Nie omieszkam pochwalić się także autografem :)


               Poprzednia książka autora pozostawiła mi lekki niedosyt; okazało się, że kolejne dzieło pana Śliwy zawierało już wszystko to, czego brakowało mi w poprzedniej części - czyli w: ,,Notatkach geologa. Szmaragdach, złocie i ... smaku przygody".
                ,,Ścigając marzenia. W pogoni za złotem" od razu zauroczyło mnie swoją okładką. Lektura została podzielona na kilka działów, a te na podrozdziały. Na końcu książki można obejrzeć zdjęcia autora, które pozwalają jeszcze bardziej wczuć się w klimat pracy geologa.
           Dzieło pana Śliwy to zbiór jego własnych przemyśleń, opisów przygód i obliczeń statystycznych dotyczących złóż. W lekturze nie zabrakło odwołań do geografii czy historii, poznałam wiele ciekawostek, które zainspirowały mnie do bardziej wnikliwego zagłębienia się w temacie. Książkę czytałam powoli i uważnie. Doświadczenia życiowe autora wzbudzały mój podziw, opowieści często rozśmieszały bądź zmuszały do refleksji. 
            Przyznam szczerze, że nie sądziłam, iż zagadnienia związane z górnictwem potrafią być aż tak fascynujące. W szkole uczyliśmy się podstawowych pojęć z zakresu geologii, ale nauczyciele prowadzili zajęcia bez entuzjazmu - w sposób nudny, niechętnie odrabiałam zatem zadania domowe typu: gdzie i jak wydobywa się na świecie poszczególne rodzaje złoża. 
              Pan Śliwa rozwinął swoje zapiski, które prowadził od lat podczas wyjazdów służbowych. Autor pracował na kilku kontynentach - zatem środowisko, w którym prowadził badania poznał na wskroś. Nieobce mu były zarówno ogromne koncerny jak i małe przedsiębiorstwa. Czytelnik miał szansę dowiedzieć się, że geologia to szanowany zawód, przynoszący zyski, ale wiążący się z harówką i umiejętnościami w każdej kategorii, chociaż cudowne widoki krajobrazów są w stanie wynagrodzić najgorsze niedogodności.
            Dzięki książce poznałam legendy o najsłynniejszym złożu, przeanalizowałam najbardziej znane gorączki złota czy historię poszukiwań. Co więcej, zgłębiłam swoją wiedzę o rodzajach kamieni szlachetnych: dowiedziałam się, że obok złota, diamentów i szmaragdów - najpopularniejsze są rubiny i szafiry (aż żałuję, że o nich nie było więcej informacji).
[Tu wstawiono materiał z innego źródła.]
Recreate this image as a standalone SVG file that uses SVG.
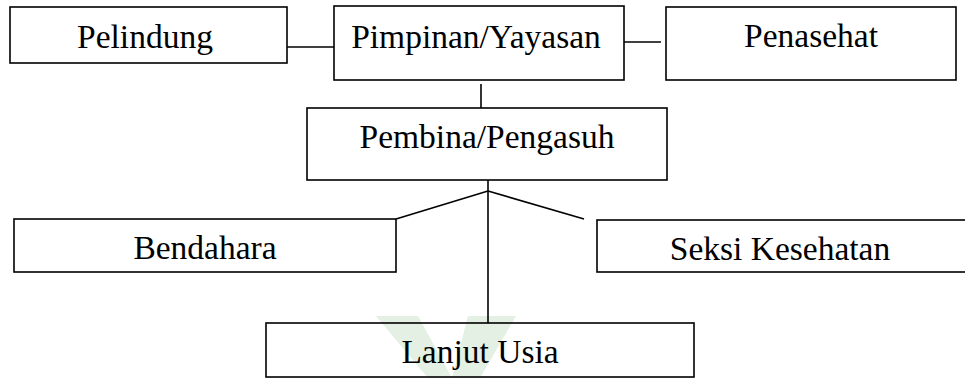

Zainteresował mnie również szalenie temat górniczego fałszerstwa sprzed 20 lat. Było to sławne wydarzenie, które geolog ciekawie opisał w swojej książce. Mocno zdziwiłam się, kiedy pan Śliwa wysłał do mnie e-maila, iż na ekranach kin pojawił się w piątek film nawiązujący do tej sytuacji. ,,Gold" w roli głównej z Matthew Mcconaughey już obejrzałam, podobał mi się, a więcej informacji  na jego temat uwzględnię w innej notce. Książkę szczerzę polecam, warto ją przeczytać :) Moja ocena: 8/10.